EXERCISE DESCRIPTION
Give again, exactly as written, the lines of the records below from the line with "Output the LaTeX" to the line with "(0,0) rectangle (1158,580);". Both end lines count; pictures do not.

○ ○ ○ ○

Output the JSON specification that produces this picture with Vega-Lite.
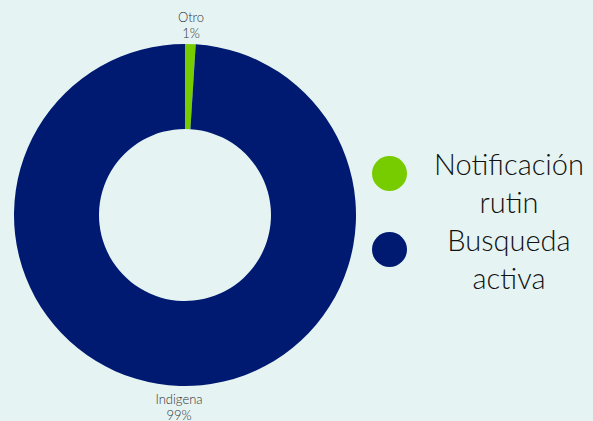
{
  "$schema": "https://vega.github.io/schema/vega-lite/v6.json",
  "width": 370,
  "height": 430,
  "autosize": "none",
  "padding": {"left": 0, "top": 0, "right": 223, "bottom": 0},
  "background": "#E5F4F3",
  "view": {"stroke": null},
  "data": {
    "values": [
      {"categoria": "Otro", "leyenda": "Notificación rutin", "valor": 1, "pct": "1%"},
      {"categoria": "Indigena", "leyenda": "Busqueda activa", "valor": 99, "pct": "99%"}
    ]
  },
  "encoding": {
    "theta": {"field": "valor", "type": "quantitative", "stack": true},
    "order": {"field": "valor", "sort": "ascending"}
  },
  "layer": [
    {
      "mark": {"type": "arc", "innerRadius": 86, "outerRadius": 171},
      "encoding": {
        "color": {
          "field": "leyenda",
          "type": "nominal",
          "scale": {"domain": ["Notificación rutin", "Busqueda activa"], "range": ["#77CC00", "#001A72"]},
          "legend": {
            "title": null,
            "orient": "none",
            "legendX": 372,
            "legendY": 156,
            "symbolType": "circle",
            "symbolSize": 1225,
            "symbolStrokeWidth": 0,
            "labelExpr": "split(datum.label, ' ')",
            "labelFont": "Lato",
            "labelFontWeight": 300,
            "labelFontSize": 29,
            "labelColor": "#111111",
            "labelAlign": "center",
            "labelOffset": 102,
            "labelLimit": 0,
            "rowPadding": 8,
            "encode": {"labels": {"update": {"lineHeight": {"value": 38}, "dy": {"value": -8}}}}
          }
        }
      }
    },
    {
      "mark": {"type": "text", "radius": 191, "dy": -6, "font": "Lato", "fontWeight": 300, "fontSize": 13, "color": "#333333"},
      "encoding": {"text": {"field": "categoria", "type": "nominal"}}
    },
    {
      "mark": {"type": "text", "radius": 191, "dy": 10, "font": "Lato", "fontWeight": 300, "fontSize": 13, "color": "#333333"},
      "encoding": {"text": {"field": "pct", "type": "nominal"}}
    }
  ]
}
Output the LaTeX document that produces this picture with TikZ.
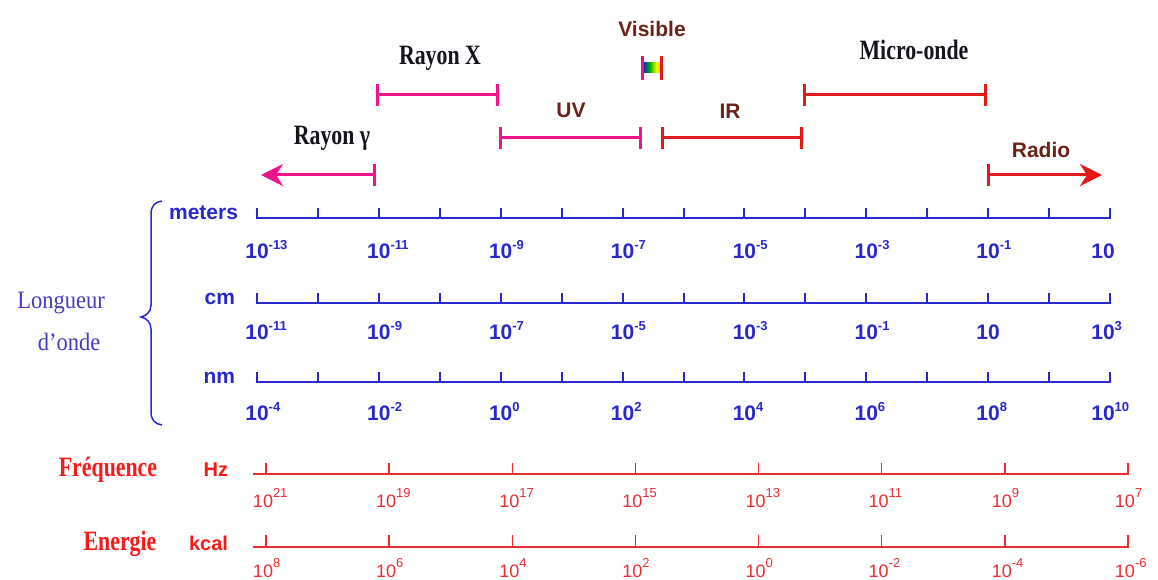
\documentclass[tikz,border=0pt]{standalone}
\usepackage{fontspec}
\setmainfont{Liberation Serif}
\newfontfamily\titlef[FakeStretch=0.78]{Liberation Serif}
\newfontfamily\lngf[FakeStretch=0.9]{Liberation Serif}
\newfontfamily\bluef{Liberation Sans}
\newfontfamily\plainf{Liberation Sans}
\usetikzlibrary{arrows.meta}
\definecolor{myblue}{RGB}{40,40,205}
\definecolor{lblue}{RGB}{70,60,190}
\definecolor{mypink}{RGB}{240,20,140}
\definecolor{myred}{RGB}{225,25,25}
\definecolor{axred}{RGB}{235,45,50}
\definecolor{txtred}{RGB}{250,25,25}
\definecolor{mybrown}{RGB}{105,35,25}
\definecolor{ttlblack}{RGB}{20,20,30}
\pgfdeclarehorizontalshading{rainbow}{100bp}{color(0bp)=(magenta); color(20bp)=(blue); color(45bp)=(green!70!black); color(65bp)=(yellow); color(82bp)=(orange); color(100bp)=(red)}
\newcommand\bexp[1]{\raisebox{0.42em}{\fontsize{13}{13}\selectfont#1}}
\newcommand\rexp[1]{\raisebox{0.55em}{\fontsize{13}{13}\selectfont#1}}
\newcommand\blab[1]{\llap{1}\rlap{0\bexp{#1}}}
\newcommand\rlab[1]{\llap{1}\rlap{0\rexp{#1}}}
\begin{document}
\begin{tikzpicture}[x=1pt,y=-1pt,
  every node/.style={inner sep=0pt,outer sep=0pt},
  rangebar/.style={line width=3pt},
  bothbars/.style={{Bar[width=22pt]}-{Bar[width=22pt]}},
  bluax/.style={myblue,line width=2pt},
  redax/.style={axred,line width=1.4pt},
  ttl/.style={font=\titlef\bfseries\fontsize{28}{30}\selectfont,text=ttlblack,anchor=base},
  redttl/.style={font=\titlef\bfseries\fontsize{28}{30}\selectfont,text=txtred,anchor=base},
  brn/.style={font=\bluef\bfseries\fontsize{21}{24}\selectfont,text=mybrown,anchor=base},
  unit/.style={font=\bluef\bfseries\fontsize{21}{24}\selectfont,text=myblue,anchor=base east},
  runit/.style={font=\bluef\bfseries\fontsize{20}{24}\selectfont,text=txtred,anchor=base east},
  bluelab/.style={font=\bluef\bfseries\fontsize{21}{24}\selectfont,text=myblue,anchor=base},
  redlab/.style={font=\plainf\fontsize{18}{20}\selectfont,text=axred,anchor=base},
  lng/.style={font=\lngf\fontsize{25}{27}\selectfont,text=lblue,anchor=base}]
\useasboundingbox[fill=white] (0,0) rectangle (1158,580);

% ---------- range bars ----------
\coordinate (gL) at (261,175); \coordinate (gR) at (376,175);
\coordinate (xL) at (376,95);  \coordinate (xR) at (499,95);
\coordinate (uvL) at (499,138); \coordinate (uvR) at (642,138);
\coordinate (visL) at (642,68); \coordinate (visR) at (661,68);
\coordinate (irL) at (661,138); \coordinate (irR) at (803,138);
\coordinate (moL) at (803,95); \coordinate (moR) at (987,95);
\coordinate (raL) at (987,175); \coordinate (raR) at (1102,175);

\draw[rangebar,mypink,{Stealth[length=22pt,width=22pt,inset=7pt]}-{Bar[width=22pt]}] (gL) -- (gR);
\draw[rangebar,mypink,bothbars] (xL) -- (xR);
\draw[rangebar,mypink,bothbars] (uvL) -- (uvR);
\draw[rangebar,myred,bothbars] (irL) -- (irR);
\draw[rangebar,myred,bothbars] (moL) -- (moR);
\draw[rangebar,myred,{Bar[width=22pt]}-{Stealth[length=22pt,width=22pt,inset=7pt]}] (raL) -- (raR);
% visible
\shade[shading=rainbow] (643,63) rectangle (660,73);
\draw[mypink,line width=3pt] (visL) ++(0,-12) -- ++(0,24);
\draw[myred,line width=3pt] (visR) ++(0,-12) -- ++(0,24);

% ---------- range labels ----------
\node[brn] (visT) at (652,37) {Visible};
\node[ttl] (rxT) at (440,65) {Rayon X};
\node[brn] (uvT) at (571,118) {UV};
\node[ttl] (rgT) at (332,145) {Rayon γ};
\node[brn] (irT) at (730,119) {IR};
\node[ttl] (moT) at (914,60) {Micro-onde};
\node[brn] (raT) at (1041,158) {Radio};

% ---------- wavelength axes ----------
\foreach \yy/\nm in {218/m,303/c,382/n}{
  \coordinate (\nm L) at (257,\yy);
  \coordinate (\nm R) at (1110,\yy);
  \draw[bluax] (\nm L) ++(0,-10) -- (\nm L) -- (\nm R) -- ++(0,-10);
  \foreach \k in {1,...,13}{
    \draw[bluax] (\nm L) ++(\k*60.93,0) -- ++(0,-10);
  }
}
\node[unit] (meters) at (238,219) {meters};
\node[unit] (cmT) at (235,304) {cm};
\node[unit] (nmT) at (235,383) {nm};

\foreach \k/\e in {0/-13,2/-11,4/-9,6/-7,8/-5,10/-3,12/-1}
  \node[bluelab] (ml\k) at (257+\k*60.93,258) {\blab{\e}};
\node[bluelab] (ml14) at (1103,258) {\blab{}};
\foreach \k/\e in {0/-11,2/-9,4/-7,6/-5,8/-3,10/-1,12/}
  \node[bluelab] (cl\k) at (257+\k*60.93,339) {\blab{\e}};
\node[bluelab] (cl14) at (1103,339) {\blab{3}};
\foreach \k/\e in {0/-4,2/-2,4/0,6/2,8/4,10/6,12/8}
  \node[bluelab] (nl\k) at (257+\k*60.93,420) {\blab{\e}};
\node[bluelab] (nl14) at (1103,420) {\blab{10}};

% brace and label
\draw[myblue,line width=1.5pt] (162,201) .. controls (155,202) and (151,206) .. (151,214)
  -- (151,305) .. controls (151,312) and (146,316) .. (141,317)
  .. controls (146,318) and (151,322) .. (151,329)
  -- (151,412) .. controls (151,420) and (155,424) .. (162,425);
\node[lng] (lo1) at (61,308) {Longueur};
\node[lng] (lo2) at (69,350) {d’onde};

% ---------- frequency / energy axes ----------
\foreach \yy/\nm/\th in {474/f/11,547/e/12}{
  \coordinate (\nm L) at (253,\yy);
  \coordinate (\nm R) at (1128,\yy);
  \draw[redax] (\nm L) -- (\nm R) -- ++(0,-\th);
  \foreach \k in {0,...,6}{
    \draw[redax] (266+\k*123.14,\yy) -- ++(0,-\th);
  }
}
\foreach \k/\e in {0/21,1/19,2/17,3/15,4/13,5/11,6/9,7/7}
  \node[redlab] (fl\k) at (263+\k*123.14,507) {\rlab{\e}};
\foreach \k/\e in {0/8,1/6,2/4,3/2,4/0,5/-2,6/-4,7/-6}
  \node[redlab] (el\k) at (263+\k*123.14,577) {\rlab{\e}};

\node[redttl] (freqT) at (108,476) {Fréquence};
\node[runit] (hzT) at (228,476) {Hz};
\node[redttl] (enT) at (120,550) {Energie};
\node[runit] (kcT) at (228,550) {kcal};
\end{tikzpicture}
\end{document}
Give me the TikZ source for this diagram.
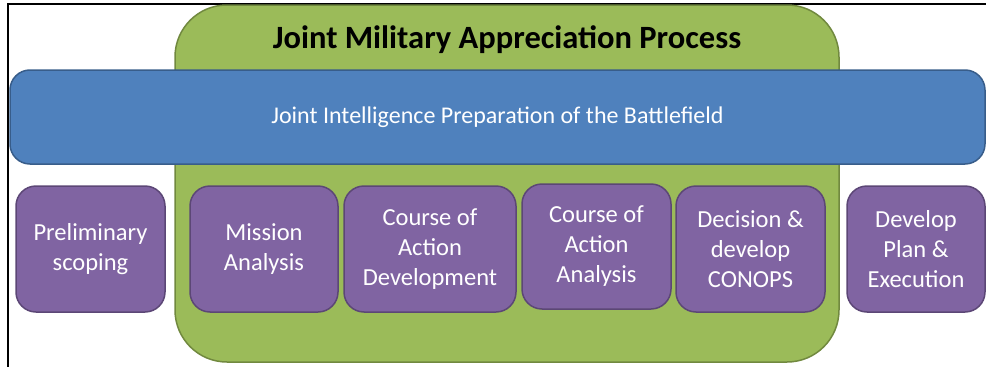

○ ○ ○ ○

FULL SOLUTION
Output the LaTeX document that produces this picture with TikZ.
\documentclass[tikz,border=0pt]{standalone}
\usepackage{fontspec}
\setmainfont{Liberation Serif}
\newfontfamily\titlef[FakeStretch=0.78]{Liberation Serif}
\newfontfamily\lngf[FakeStretch=0.9]{Liberation Serif}
\newfontfamily\bluef{Liberation Sans}
\newfontfamily\plainf{Liberation Sans}
\usetikzlibrary{arrows.meta}
\definecolor{myblue}{RGB}{40,40,205}
\definecolor{lblue}{RGB}{70,60,190}
\definecolor{mypink}{RGB}{240,20,140}
\definecolor{myred}{RGB}{225,25,25}
\definecolor{axred}{RGB}{235,45,50}
\definecolor{txtred}{RGB}{250,25,25}
\definecolor{mybrown}{RGB}{105,35,25}
\definecolor{ttlblack}{RGB}{20,20,30}
\pgfdeclarehorizontalshading{rainbow}{100bp}{color(0bp)=(magenta); color(20bp)=(blue); color(45bp)=(green!70!black); color(65bp)=(yellow); color(82bp)=(orange); color(100bp)=(red)}
\newcommand\bexp[1]{\raisebox{0.42em}{\fontsize{13}{13}\selectfont#1}}
\newcommand\rexp[1]{\raisebox{0.55em}{\fontsize{13}{13}\selectfont#1}}
\newcommand\blab[1]{\llap{1}\rlap{0\bexp{#1}}}
\newcommand\rlab[1]{\llap{1}\rlap{0\rexp{#1}}}
\begin{document}
\begin{tikzpicture}[x=1pt,y=-1pt,
  every node/.style={inner sep=0pt,outer sep=0pt},
  rangebar/.style={line width=3pt},
  bothbars/.style={{Bar[width=22pt]}-{Bar[width=22pt]}},
  bluax/.style={myblue,line width=2pt},
  redax/.style={axred,line width=1.4pt},
  ttl/.style={font=\titlef\bfseries\fontsize{28}{30}\selectfont,text=ttlblack,anchor=base},
  redttl/.style={font=\titlef\bfseries\fontsize{28}{30}\selectfont,text=txtred,anchor=base},
  brn/.style={font=\bluef\bfseries\fontsize{21}{24}\selectfont,text=mybrown,anchor=base},
  unit/.style={font=\bluef\bfseries\fontsize{21}{24}\selectfont,text=myblue,anchor=base east},
  runit/.style={font=\bluef\bfseries\fontsize{20}{24}\selectfont,text=txtred,anchor=base east},
  bluelab/.style={font=\bluef\bfseries\fontsize{21}{24}\selectfont,text=myblue,anchor=base},
  redlab/.style={font=\plainf\fontsize{18}{20}\selectfont,text=axred,anchor=base},
  lng/.style={font=\lngf\fontsize{25}{27}\selectfont,text=lblue,anchor=base}]
\useasboundingbox[fill=white] (0,0) rectangle (1158,580);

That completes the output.